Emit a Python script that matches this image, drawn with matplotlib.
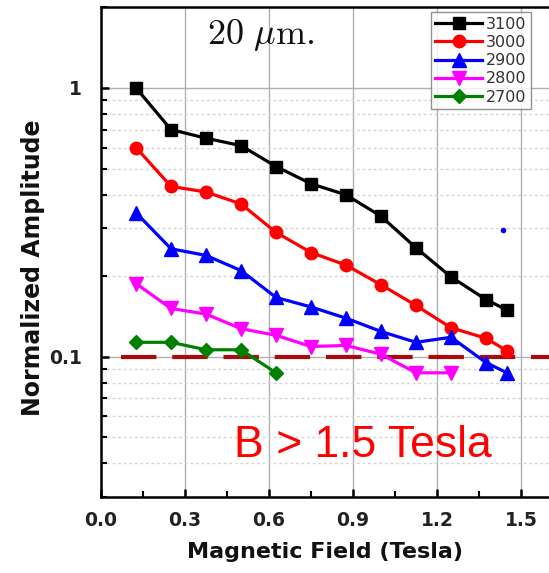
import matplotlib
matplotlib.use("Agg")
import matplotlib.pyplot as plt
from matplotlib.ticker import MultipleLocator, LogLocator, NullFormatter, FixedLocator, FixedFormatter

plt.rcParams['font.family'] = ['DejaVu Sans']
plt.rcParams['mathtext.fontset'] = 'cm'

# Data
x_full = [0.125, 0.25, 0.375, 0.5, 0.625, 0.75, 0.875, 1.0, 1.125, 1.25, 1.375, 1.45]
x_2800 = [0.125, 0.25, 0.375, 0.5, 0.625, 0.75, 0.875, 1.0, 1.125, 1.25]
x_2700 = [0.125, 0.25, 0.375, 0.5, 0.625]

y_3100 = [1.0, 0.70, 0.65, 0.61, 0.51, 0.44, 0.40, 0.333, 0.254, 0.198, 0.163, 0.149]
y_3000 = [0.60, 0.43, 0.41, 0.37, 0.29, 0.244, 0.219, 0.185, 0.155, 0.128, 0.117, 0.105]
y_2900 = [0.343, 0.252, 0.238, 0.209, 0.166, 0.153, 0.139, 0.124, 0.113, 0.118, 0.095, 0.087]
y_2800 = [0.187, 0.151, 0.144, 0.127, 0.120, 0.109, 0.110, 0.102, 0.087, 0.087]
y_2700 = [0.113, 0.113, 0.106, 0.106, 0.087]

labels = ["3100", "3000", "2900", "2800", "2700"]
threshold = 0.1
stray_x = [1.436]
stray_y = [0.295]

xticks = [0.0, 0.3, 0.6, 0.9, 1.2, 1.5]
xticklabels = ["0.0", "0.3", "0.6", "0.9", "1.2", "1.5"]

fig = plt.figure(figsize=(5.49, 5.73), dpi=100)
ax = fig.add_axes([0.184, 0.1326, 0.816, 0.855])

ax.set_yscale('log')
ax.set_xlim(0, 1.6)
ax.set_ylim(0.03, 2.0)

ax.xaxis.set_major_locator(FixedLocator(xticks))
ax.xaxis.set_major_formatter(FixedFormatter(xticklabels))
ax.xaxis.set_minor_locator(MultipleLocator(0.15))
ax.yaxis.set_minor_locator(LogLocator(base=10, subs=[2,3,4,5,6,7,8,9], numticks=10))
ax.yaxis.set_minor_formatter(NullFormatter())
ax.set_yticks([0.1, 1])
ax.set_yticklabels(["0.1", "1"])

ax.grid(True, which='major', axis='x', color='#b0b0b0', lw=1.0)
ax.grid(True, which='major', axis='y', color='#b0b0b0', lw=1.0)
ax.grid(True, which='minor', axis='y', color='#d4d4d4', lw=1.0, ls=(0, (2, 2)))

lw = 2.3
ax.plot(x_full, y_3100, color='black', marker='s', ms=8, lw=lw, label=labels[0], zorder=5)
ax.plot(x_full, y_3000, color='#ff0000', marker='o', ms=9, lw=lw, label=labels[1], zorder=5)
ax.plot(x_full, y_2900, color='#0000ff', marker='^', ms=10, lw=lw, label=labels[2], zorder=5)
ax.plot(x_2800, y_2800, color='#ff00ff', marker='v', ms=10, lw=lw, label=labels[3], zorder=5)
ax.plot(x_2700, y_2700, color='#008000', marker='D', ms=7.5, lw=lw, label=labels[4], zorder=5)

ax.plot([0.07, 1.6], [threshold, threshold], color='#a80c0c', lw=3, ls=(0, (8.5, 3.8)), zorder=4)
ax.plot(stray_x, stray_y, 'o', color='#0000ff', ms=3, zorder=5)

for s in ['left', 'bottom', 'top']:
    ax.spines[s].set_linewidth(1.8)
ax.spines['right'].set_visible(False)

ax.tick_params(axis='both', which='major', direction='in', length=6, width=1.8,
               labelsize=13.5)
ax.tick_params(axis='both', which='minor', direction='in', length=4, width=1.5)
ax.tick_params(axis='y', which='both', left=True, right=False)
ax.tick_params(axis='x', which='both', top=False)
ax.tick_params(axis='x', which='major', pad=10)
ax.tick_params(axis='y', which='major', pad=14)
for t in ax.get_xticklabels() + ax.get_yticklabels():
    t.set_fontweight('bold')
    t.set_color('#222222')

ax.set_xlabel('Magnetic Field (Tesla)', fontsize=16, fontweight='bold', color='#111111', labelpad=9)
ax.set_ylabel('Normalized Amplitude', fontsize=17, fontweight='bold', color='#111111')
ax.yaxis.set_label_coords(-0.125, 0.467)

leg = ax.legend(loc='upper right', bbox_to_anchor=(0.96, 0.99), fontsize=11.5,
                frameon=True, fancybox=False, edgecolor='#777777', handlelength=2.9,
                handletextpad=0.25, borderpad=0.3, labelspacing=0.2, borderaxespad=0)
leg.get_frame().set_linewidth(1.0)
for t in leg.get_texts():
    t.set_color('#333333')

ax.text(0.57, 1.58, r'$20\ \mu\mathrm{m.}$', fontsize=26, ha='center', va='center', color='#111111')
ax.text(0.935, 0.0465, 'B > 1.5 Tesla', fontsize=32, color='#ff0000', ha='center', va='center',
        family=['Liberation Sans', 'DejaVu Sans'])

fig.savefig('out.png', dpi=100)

§ §

Task directions: From the opening line of the listing above through the line bearing "x_2700 = [0.125, 0.25, 0.375, 0.5, 0.625]", repeat each line exactly. Drop every picture.

Final answer:
Emit a Python script that matches this image, drawn with matplotlib.
import matplotlib
matplotlib.use("Agg")
import matplotlib.pyplot as plt
from matplotlib.ticker import MultipleLocator, LogLocator, NullFormatter, FixedLocator, FixedFormatter

plt.rcParams['font.family'] = ['DejaVu Sans']
plt.rcParams['mathtext.fontset'] = 'cm'

# Data
x_full = [0.125, 0.25, 0.375, 0.5, 0.625, 0.75, 0.875, 1.0, 1.125, 1.25, 1.375, 1.45]
x_2800 = [0.125, 0.25, 0.375, 0.5, 0.625, 0.75, 0.875, 1.0, 1.125, 1.25]
x_2700 = [0.125, 0.25, 0.375, 0.5, 0.625]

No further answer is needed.